Code that draws figures
## START

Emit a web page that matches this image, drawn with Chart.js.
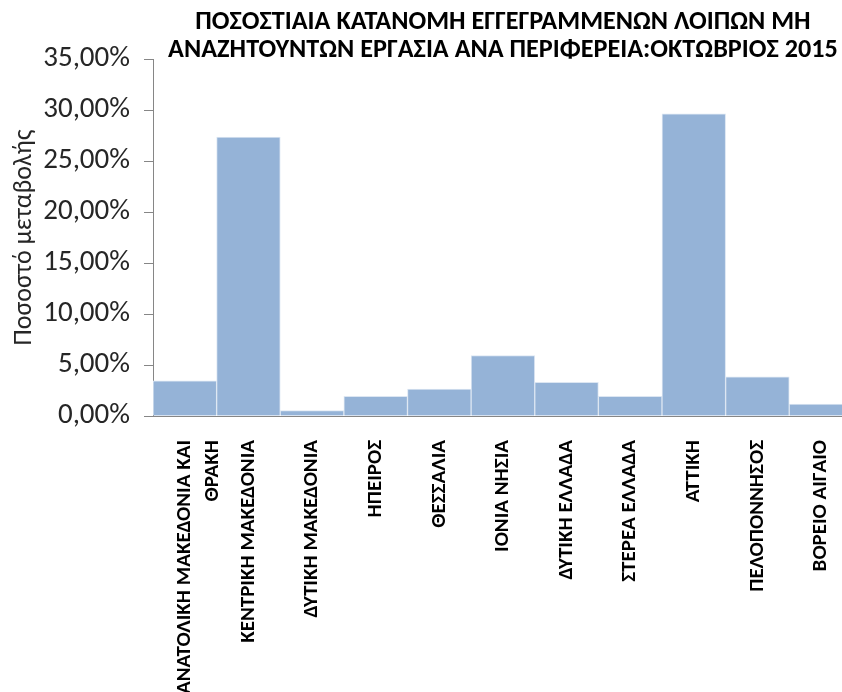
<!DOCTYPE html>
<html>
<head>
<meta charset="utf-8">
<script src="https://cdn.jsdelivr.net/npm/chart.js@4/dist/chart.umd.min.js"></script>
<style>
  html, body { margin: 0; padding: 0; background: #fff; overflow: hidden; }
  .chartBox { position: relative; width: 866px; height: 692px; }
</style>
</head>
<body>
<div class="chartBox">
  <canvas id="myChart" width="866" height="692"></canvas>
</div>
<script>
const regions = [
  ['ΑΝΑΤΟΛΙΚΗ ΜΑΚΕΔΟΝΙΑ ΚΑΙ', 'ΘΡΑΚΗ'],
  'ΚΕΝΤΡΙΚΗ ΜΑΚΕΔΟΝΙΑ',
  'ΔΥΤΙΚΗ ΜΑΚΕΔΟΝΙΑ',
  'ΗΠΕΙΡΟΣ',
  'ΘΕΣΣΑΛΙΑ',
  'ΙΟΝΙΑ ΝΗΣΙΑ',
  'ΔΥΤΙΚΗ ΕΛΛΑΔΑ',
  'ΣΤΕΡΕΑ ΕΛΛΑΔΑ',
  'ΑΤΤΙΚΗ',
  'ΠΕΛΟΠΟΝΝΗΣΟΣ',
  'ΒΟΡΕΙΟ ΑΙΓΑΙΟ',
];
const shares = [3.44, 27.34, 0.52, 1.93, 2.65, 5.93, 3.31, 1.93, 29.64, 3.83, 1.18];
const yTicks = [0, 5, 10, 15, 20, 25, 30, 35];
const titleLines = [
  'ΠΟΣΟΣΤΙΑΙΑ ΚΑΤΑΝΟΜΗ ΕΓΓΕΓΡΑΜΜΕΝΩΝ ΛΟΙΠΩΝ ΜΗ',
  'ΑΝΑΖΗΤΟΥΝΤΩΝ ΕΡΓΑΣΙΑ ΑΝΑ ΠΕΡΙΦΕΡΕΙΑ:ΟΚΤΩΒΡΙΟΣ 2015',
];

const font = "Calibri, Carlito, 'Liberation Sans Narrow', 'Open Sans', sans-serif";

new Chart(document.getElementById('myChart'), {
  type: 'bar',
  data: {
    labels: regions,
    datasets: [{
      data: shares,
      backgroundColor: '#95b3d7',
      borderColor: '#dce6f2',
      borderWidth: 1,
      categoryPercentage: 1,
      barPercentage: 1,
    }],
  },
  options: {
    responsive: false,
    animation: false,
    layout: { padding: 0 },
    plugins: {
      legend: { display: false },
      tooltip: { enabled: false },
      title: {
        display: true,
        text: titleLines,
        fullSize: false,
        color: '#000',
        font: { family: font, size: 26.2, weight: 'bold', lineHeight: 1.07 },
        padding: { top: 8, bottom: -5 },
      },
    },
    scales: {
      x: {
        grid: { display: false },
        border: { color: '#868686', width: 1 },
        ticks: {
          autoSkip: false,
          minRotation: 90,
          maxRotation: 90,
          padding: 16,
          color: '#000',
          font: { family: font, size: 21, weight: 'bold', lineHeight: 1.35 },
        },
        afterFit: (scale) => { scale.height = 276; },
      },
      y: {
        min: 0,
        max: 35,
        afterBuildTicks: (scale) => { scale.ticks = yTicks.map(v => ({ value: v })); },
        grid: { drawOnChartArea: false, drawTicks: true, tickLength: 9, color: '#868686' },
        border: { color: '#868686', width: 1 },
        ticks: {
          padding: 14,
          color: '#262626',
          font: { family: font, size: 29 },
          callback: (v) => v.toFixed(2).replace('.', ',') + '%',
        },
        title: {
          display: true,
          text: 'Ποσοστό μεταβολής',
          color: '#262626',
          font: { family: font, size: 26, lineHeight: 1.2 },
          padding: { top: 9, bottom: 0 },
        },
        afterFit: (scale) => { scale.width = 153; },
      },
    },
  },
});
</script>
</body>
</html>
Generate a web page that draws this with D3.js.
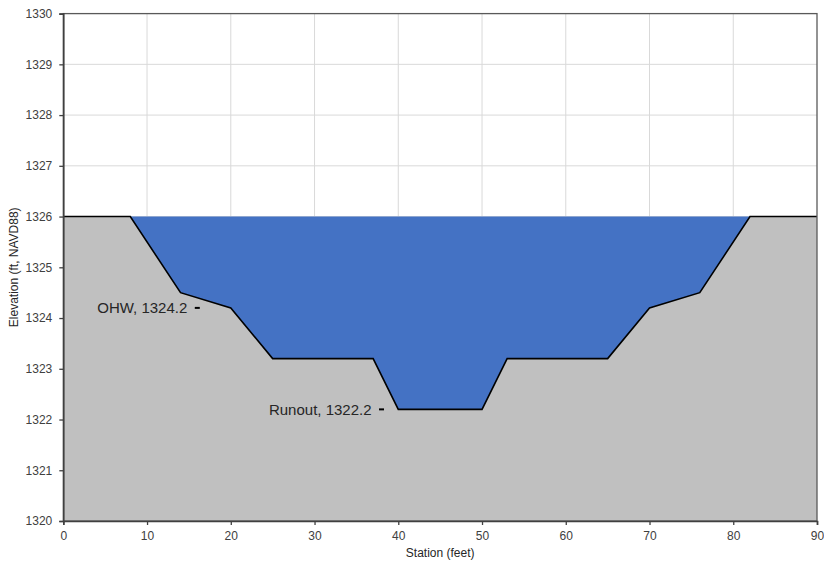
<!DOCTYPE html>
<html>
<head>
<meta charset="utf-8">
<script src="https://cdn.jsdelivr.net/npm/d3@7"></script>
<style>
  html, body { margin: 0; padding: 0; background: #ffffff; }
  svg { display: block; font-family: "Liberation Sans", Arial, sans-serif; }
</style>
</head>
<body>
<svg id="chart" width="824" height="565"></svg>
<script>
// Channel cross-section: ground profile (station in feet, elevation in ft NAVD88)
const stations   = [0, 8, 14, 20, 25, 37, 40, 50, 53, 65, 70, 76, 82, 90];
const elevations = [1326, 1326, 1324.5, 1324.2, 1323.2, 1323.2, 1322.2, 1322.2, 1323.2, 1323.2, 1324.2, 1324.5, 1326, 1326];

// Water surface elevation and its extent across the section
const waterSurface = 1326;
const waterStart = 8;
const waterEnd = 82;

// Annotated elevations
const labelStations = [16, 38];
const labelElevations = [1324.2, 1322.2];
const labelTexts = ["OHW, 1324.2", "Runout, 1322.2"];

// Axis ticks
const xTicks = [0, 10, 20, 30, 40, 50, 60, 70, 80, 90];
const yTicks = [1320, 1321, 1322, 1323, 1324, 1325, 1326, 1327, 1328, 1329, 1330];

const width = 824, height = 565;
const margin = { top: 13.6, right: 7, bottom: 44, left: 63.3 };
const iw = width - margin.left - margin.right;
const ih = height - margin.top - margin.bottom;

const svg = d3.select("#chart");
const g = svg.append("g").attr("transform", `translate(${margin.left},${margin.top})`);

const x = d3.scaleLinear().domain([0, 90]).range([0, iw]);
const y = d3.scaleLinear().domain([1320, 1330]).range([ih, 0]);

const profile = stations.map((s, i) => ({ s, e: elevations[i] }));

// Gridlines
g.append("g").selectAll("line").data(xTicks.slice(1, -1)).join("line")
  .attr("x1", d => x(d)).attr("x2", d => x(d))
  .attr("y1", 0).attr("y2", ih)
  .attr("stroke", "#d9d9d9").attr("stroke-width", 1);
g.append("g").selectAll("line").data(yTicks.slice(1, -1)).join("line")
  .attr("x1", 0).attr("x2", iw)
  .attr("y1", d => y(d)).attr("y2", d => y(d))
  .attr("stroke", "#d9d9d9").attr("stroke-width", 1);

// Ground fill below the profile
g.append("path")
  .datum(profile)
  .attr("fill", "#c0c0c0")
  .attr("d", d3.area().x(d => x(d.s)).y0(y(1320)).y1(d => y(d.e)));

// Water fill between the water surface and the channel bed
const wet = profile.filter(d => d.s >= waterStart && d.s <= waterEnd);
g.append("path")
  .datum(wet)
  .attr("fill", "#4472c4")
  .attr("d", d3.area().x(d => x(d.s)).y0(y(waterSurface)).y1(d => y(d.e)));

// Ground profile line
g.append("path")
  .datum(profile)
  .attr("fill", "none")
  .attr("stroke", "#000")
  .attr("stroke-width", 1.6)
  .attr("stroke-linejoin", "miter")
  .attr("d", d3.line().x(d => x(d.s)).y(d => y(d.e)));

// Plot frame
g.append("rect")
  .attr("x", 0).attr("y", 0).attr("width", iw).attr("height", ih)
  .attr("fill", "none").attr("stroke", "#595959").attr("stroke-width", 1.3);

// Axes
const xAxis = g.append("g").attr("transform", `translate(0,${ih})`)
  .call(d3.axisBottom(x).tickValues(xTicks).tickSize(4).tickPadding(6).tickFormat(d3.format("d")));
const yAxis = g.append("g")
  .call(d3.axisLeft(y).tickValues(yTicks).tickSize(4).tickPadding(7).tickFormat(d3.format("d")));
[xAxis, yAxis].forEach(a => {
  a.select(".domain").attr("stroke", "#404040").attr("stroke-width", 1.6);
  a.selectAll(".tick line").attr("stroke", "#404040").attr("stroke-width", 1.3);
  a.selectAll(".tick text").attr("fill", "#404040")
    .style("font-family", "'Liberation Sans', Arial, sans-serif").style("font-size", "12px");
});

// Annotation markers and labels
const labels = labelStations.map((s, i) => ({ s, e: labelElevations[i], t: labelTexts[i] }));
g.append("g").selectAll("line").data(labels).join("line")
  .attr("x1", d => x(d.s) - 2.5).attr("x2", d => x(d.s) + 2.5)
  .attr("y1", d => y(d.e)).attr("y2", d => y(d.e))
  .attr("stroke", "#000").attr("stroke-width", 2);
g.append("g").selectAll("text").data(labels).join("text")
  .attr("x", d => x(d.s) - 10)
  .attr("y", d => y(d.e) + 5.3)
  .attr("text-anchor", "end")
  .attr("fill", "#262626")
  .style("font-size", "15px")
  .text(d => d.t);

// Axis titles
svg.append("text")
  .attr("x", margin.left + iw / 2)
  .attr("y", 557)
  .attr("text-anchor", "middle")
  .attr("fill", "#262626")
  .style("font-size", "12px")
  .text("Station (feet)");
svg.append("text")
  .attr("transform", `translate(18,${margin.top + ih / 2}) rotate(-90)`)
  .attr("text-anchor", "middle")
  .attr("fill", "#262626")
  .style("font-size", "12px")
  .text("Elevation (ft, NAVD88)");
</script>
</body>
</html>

## END

Problem to work on:
In the material above, find each line that contains the word "with", and select it.

Task output:
Emit a web page that matches this image, drawn with Chart.js.
Generate a web page that draws this with D3.js.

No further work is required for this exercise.